Korean Air Urged to Maximize Post-Merger Synergies to Manage Rising Debt Burden
Paul Lee
hoondork1977@alphabiz.co.kr | 2026-03-03 06:40:50
Photo courtesy of Yonhap News
[Alpha Biz= Paul Lee] Korean Air is being urged to maximize synergies from its integration with Asiana Airlines to bolster cash flow and maintain financial stability, as borrowing has surged following the merger, market participants said.
According to the investment banking industry on March 1, Korean Air plans to conduct demand forecasting for KRW 250 billion worth of corporate bonds on March 3, including KRW 200 billion in three-year notes and KRW 50 billion in five-year notes. Depending on demand, the issuance could be increased to as much as KRW 450 billion.

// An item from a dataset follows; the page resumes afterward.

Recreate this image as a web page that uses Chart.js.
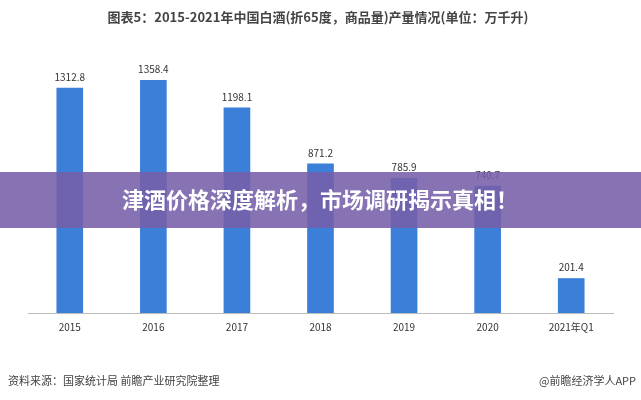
<!DOCTYPE html>
<html><head><meta charset="utf-8">
<script src="https://cdn.jsdelivr.net/npm/chart.js@4"></script>
<style>html,body{margin:0;padding:0;background:#fff}#w{width:641px;height:400px;position:relative}</style>
</head><body><div id="w"><canvas id="c"></canvas></div>
<script>
const categories=['2015','2016','2017','2018','2019','2020','2021年Q1'];
const values=[1312.8,1358.4,1198.1,871.2,785.9,740.7,201.4];
const titleText='图表5：2015-2021年中国白酒(折65度，商品量)产量情况(单位：万千升)';
const sourceText='资料来源：国家统计局 前瞻产业研究院整理';
const brandText='@前瞻经济学人APP';
const bannerText='津酒价格深度解析，市场调研揭示真相！';
const FONT='"Noto Sans CJK SC", "Noto Sans", sans-serif';
const extras={id:'extras',
 afterDatasetsDraw(ch){
  const c=ch.ctx, m=ch.getDatasetMeta(0);
  c.save();c.fillStyle='#333';c.font='10px '+FONT;c.textAlign='center';c.textBaseline='bottom';
  m.data.forEach((b,i)=>c.fillText(values[i].toFixed(1),b.x,b.y-6));
  c.restore();
 },
 afterDraw(ch){
  const c=ch.ctx;c.save();
  c.fillStyle='#444';c.font='bold 13px '+FONT;c.textAlign='center';c.textBaseline='middle';
  c.fillText(titleText,318,17);
  c.font='11px '+FONT;c.textAlign='left';c.fillStyle='#444';c.fillText(sourceText,8,381);
  c.textAlign='right';c.fillText(brandText,636,381);
  c.fillStyle='rgba(118,96,168,0.88)';c.fillRect(0,172,641,56);
  c.fillStyle='#fff';c.font='bold 22px '+FONT;c.textAlign='center';c.fillText(bannerText,320,200);
  c.restore();
 }};
new Chart(document.getElementById('c'),{type:'bar',
 data:{labels:categories,datasets:[{data:values,backgroundColor:'#3b7fd9',barThickness:26}]},
 options:{responsive:true,maintainAspectRatio:false,animation:false,
  layout:{padding:{left:28,right:28,top:56,bottom:59}},
  plugins:{legend:{display:false},tooltip:{enabled:false}},
  scales:{y:{display:false,min:0,max:1500},
   x:{grid:{display:false,drawTicks:false},border:{color:'#bbb'},ticks:{color:'#333',font:{size:10,family:FONT},padding:8}}}},
 plugins:[extras]});
</script></body></html>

While analysts note that Korean Air has maintained solid cash generation and strengthened its capital base even after the merger, they warn that the continued rise in borrowings warrants close monitoring of mid-term financial stability.
Korean Air’s total borrowings nearly doubled to KRW 21.36 trillion as of end-September last year, from KRW 10.96 trillion at the end of 2023. The company’s debt dependence ratio rose 7.8 percentage points to 43.8% over the same period, well above the 30% level generally viewed by credit rating agencies as appropriate.

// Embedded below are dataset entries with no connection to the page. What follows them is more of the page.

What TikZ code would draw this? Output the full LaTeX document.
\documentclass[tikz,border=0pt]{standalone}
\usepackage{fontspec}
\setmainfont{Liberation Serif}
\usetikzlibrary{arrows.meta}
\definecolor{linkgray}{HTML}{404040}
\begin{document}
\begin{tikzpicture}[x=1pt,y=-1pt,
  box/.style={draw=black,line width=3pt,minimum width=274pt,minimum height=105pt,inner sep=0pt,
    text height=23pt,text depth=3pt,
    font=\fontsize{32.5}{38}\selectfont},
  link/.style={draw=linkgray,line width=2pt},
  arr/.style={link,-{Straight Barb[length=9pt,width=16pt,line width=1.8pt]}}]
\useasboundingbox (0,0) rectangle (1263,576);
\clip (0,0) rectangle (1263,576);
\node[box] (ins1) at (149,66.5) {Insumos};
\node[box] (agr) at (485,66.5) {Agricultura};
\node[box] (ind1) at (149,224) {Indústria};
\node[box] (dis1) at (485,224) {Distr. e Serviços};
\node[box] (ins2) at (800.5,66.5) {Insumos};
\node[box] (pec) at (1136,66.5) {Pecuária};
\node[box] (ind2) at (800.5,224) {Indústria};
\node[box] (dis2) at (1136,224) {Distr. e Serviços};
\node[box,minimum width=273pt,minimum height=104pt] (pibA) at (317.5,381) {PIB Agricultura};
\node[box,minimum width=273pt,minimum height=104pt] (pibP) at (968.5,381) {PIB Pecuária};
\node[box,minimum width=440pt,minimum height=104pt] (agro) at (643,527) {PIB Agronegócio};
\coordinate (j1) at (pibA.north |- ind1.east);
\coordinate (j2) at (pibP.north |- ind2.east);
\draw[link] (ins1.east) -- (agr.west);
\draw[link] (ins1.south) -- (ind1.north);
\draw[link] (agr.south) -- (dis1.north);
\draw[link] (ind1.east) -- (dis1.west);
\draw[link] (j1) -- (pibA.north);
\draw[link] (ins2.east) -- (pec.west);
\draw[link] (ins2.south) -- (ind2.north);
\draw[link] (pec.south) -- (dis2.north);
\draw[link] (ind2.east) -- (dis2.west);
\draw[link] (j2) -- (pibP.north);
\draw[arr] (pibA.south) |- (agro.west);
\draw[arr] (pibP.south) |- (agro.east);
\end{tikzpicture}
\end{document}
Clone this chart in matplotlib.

The burden has been further compounded by the recognition of lease liabilities associated with new aircraft deliveries, pushing net debt to around KRW 15 trillion at end-September, up about 20% from the previous year-end.
Borrowings are expected to remain elevated in the near term, as Korean Air plans to introduce around 15 new aircraft annually between 2026 and 2028, while also investing in engine maintenance facilities and overseas airline equity stakes. The company recently spent approximately KRW 270 billion to acquire a stake in Canada-based WestJet.

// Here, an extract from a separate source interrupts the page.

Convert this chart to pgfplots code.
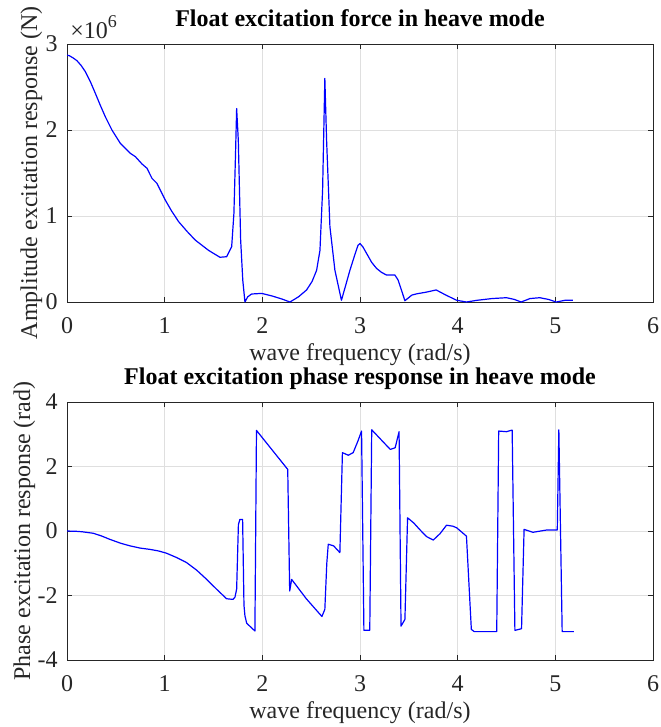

Profitability, meanwhile, has weakened sharply. Korean Air’s consolidated operating profit fell 47.2% year-on-year to KRW 1.11 trillion last year, while net profit dropped 53.2% to KRW 647.3 billion. This contrasts with a 41.2% jump in revenue to KRW 25.23 trillion following the consolidation of Asiana Airlines.
Despite these pressures, credit rating agencies generally expect Korean Air to manage its financial burden within a controllable range, citing its accumulated capital strength and solid operating base as key buffers supporting post-merger financial resilience.